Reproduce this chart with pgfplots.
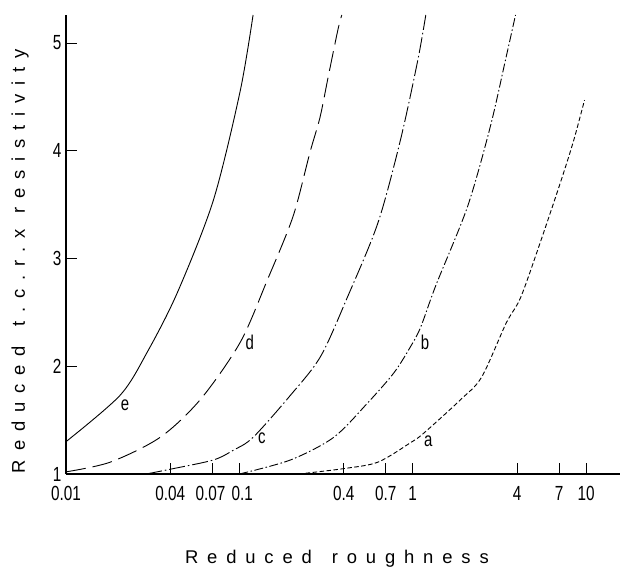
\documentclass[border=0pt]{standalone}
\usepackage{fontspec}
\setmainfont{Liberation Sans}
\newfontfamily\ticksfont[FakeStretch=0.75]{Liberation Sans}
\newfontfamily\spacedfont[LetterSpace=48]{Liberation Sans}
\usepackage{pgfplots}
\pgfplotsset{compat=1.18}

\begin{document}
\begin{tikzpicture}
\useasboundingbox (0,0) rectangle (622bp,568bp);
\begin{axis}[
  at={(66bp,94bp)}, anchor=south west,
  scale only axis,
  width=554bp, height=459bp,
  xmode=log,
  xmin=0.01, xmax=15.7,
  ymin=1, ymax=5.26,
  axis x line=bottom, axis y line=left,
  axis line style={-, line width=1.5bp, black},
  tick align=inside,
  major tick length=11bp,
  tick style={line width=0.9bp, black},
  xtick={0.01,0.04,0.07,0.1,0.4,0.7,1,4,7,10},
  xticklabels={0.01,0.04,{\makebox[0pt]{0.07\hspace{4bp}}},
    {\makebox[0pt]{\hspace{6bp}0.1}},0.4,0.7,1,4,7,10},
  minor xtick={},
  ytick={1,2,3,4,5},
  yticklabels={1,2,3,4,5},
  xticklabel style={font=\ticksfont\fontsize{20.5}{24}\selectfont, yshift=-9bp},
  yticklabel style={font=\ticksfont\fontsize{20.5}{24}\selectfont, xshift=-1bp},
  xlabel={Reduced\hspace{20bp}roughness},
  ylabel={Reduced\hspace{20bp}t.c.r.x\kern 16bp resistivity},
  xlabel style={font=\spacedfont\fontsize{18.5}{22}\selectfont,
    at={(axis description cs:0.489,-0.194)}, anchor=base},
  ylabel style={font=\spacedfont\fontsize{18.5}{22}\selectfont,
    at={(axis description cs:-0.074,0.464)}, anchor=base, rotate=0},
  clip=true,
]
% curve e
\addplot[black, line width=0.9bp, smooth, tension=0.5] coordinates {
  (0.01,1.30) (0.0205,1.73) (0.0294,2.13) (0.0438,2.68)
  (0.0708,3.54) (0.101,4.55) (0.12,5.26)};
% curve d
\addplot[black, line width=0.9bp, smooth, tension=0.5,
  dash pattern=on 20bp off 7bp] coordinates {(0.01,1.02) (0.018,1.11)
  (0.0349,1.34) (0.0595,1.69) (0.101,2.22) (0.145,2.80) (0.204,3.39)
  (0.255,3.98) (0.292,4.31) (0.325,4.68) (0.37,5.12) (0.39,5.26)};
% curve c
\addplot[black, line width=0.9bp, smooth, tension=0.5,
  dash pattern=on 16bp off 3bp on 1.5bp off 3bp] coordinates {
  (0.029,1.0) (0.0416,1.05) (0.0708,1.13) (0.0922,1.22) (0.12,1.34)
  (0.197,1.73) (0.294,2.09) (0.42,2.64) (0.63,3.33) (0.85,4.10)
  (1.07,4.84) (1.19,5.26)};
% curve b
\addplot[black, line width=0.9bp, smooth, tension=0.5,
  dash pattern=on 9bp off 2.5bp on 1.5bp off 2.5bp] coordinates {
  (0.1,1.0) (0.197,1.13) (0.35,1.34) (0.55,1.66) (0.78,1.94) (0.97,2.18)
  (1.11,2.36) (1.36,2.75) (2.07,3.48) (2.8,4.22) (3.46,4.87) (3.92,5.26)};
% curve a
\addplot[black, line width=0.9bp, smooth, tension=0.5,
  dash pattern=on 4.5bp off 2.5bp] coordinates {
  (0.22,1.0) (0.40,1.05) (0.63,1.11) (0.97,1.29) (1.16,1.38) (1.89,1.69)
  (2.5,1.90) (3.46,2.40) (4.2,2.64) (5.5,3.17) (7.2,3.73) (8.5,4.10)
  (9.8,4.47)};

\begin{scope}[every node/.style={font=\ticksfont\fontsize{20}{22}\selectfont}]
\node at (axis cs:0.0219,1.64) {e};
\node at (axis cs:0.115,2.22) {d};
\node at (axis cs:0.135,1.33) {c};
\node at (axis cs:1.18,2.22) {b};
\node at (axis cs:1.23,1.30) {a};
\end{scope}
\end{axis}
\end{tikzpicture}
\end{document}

→ **Problem to solve**:
Copy the listing in full and without alteration, omitting every picture.

→ **Finished answer**:
Reproduce this chart with pgfplots.
\documentclass[border=0pt]{standalone}
\usepackage{fontspec}
\setmainfont{Liberation Sans}
\newfontfamily\ticksfont[FakeStretch=0.75]{Liberation Sans}
\newfontfamily\spacedfont[LetterSpace=48]{Liberation Sans}
\usepackage{pgfplots}
\pgfplotsset{compat=1.18}

\begin{document}
\begin{tikzpicture}
\useasboundingbox (0,0) rectangle (622bp,568bp);
\begin{axis}[
  at={(66bp,94bp)}, anchor=south west,
  scale only axis,
  width=554bp, height=459bp,
  xmode=log,
  xmin=0.01, xmax=15.7,
  ymin=1, ymax=5.26,
  axis x line=bottom, axis y line=left,
  axis line style={-, line width=1.5bp, black},
  tick align=inside,
  major tick length=11bp,
  tick style={line width=0.9bp, black},
  xtick={0.01,0.04,0.07,0.1,0.4,0.7,1,4,7,10},
  xticklabels={0.01,0.04,{\makebox[0pt]{0.07\hspace{4bp}}},
    {\makebox[0pt]{\hspace{6bp}0.1}},0.4,0.7,1,4,7,10},
  minor xtick={},
  ytick={1,2,3,4,5},
  yticklabels={1,2,3,4,5},
  xticklabel style={font=\ticksfont\fontsize{20.5}{24}\selectfont, yshift=-9bp},
  yticklabel style={font=\ticksfont\fontsize{20.5}{24}\selectfont, xshift=-1bp},
  xlabel={Reduced\hspace{20bp}roughness},
  ylabel={Reduced\hspace{20bp}t.c.r.x\kern 16bp resistivity},
  xlabel style={font=\spacedfont\fontsize{18.5}{22}\selectfont,
    at={(axis description cs:0.489,-0.194)}, anchor=base},
  ylabel style={font=\spacedfont\fontsize{18.5}{22}\selectfont,
    at={(axis description cs:-0.074,0.464)}, anchor=base, rotate=0},
  clip=true,
]
% curve e
\addplot[black, line width=0.9bp, smooth, tension=0.5] coordinates {
  (0.01,1.30) (0.0205,1.73) (0.0294,2.13) (0.0438,2.68)
  (0.0708,3.54) (0.101,4.55) (0.12,5.26)};
% curve d
\addplot[black, line width=0.9bp, smooth, tension=0.5,
  dash pattern=on 20bp off 7bp] coordinates {(0.01,1.02) (0.018,1.11)
  (0.0349,1.34) (0.0595,1.69) (0.101,2.22) (0.145,2.80) (0.204,3.39)
  (0.255,3.98) (0.292,4.31) (0.325,4.68) (0.37,5.12) (0.39,5.26)};
% curve c
\addplot[black, line width=0.9bp, smooth, tension=0.5,
  dash pattern=on 16bp off 3bp on 1.5bp off 3bp] coordinates {
  (0.029,1.0) (0.0416,1.05) (0.0708,1.13) (0.0922,1.22) (0.12,1.34)
  (0.197,1.73) (0.294,2.09) (0.42,2.64) (0.63,3.33) (0.85,4.10)
  (1.07,4.84) (1.19,5.26)};
% curve b
\addplot[black, line width=0.9bp, smooth, tension=0.5,
  dash pattern=on 9bp off 2.5bp on 1.5bp off 2.5bp] coordinates {
  (0.1,1.0) (0.197,1.13) (0.35,1.34) (0.55,1.66) (0.78,1.94) (0.97,2.18)
  (1.11,2.36) (1.36,2.75) (2.07,3.48) (2.8,4.22) (3.46,4.87) (3.92,5.26)};
% curve a
\addplot[black, line width=0.9bp, smooth, tension=0.5,
  dash pattern=on 4.5bp off 2.5bp] coordinates {
  (0.22,1.0) (0.40,1.05) (0.63,1.11) (0.97,1.29) (1.16,1.38) (1.89,1.69)
  (2.5,1.90) (3.46,2.40) (4.2,2.64) (5.5,3.17) (7.2,3.73) (8.5,4.10)
  (9.8,4.47)};

\begin{scope}[every node/.style={font=\ticksfont\fontsize{20}{22}\selectfont}]
\node at (axis cs:0.0219,1.64) {e};
\node at (axis cs:0.115,2.22) {d};
\node at (axis cs:0.135,1.33) {c};
\node at (axis cs:1.18,2.22) {b};
\node at (axis cs:1.23,1.30) {a};
\end{scope}
\end{axis}
\end{tikzpicture}
\end{document}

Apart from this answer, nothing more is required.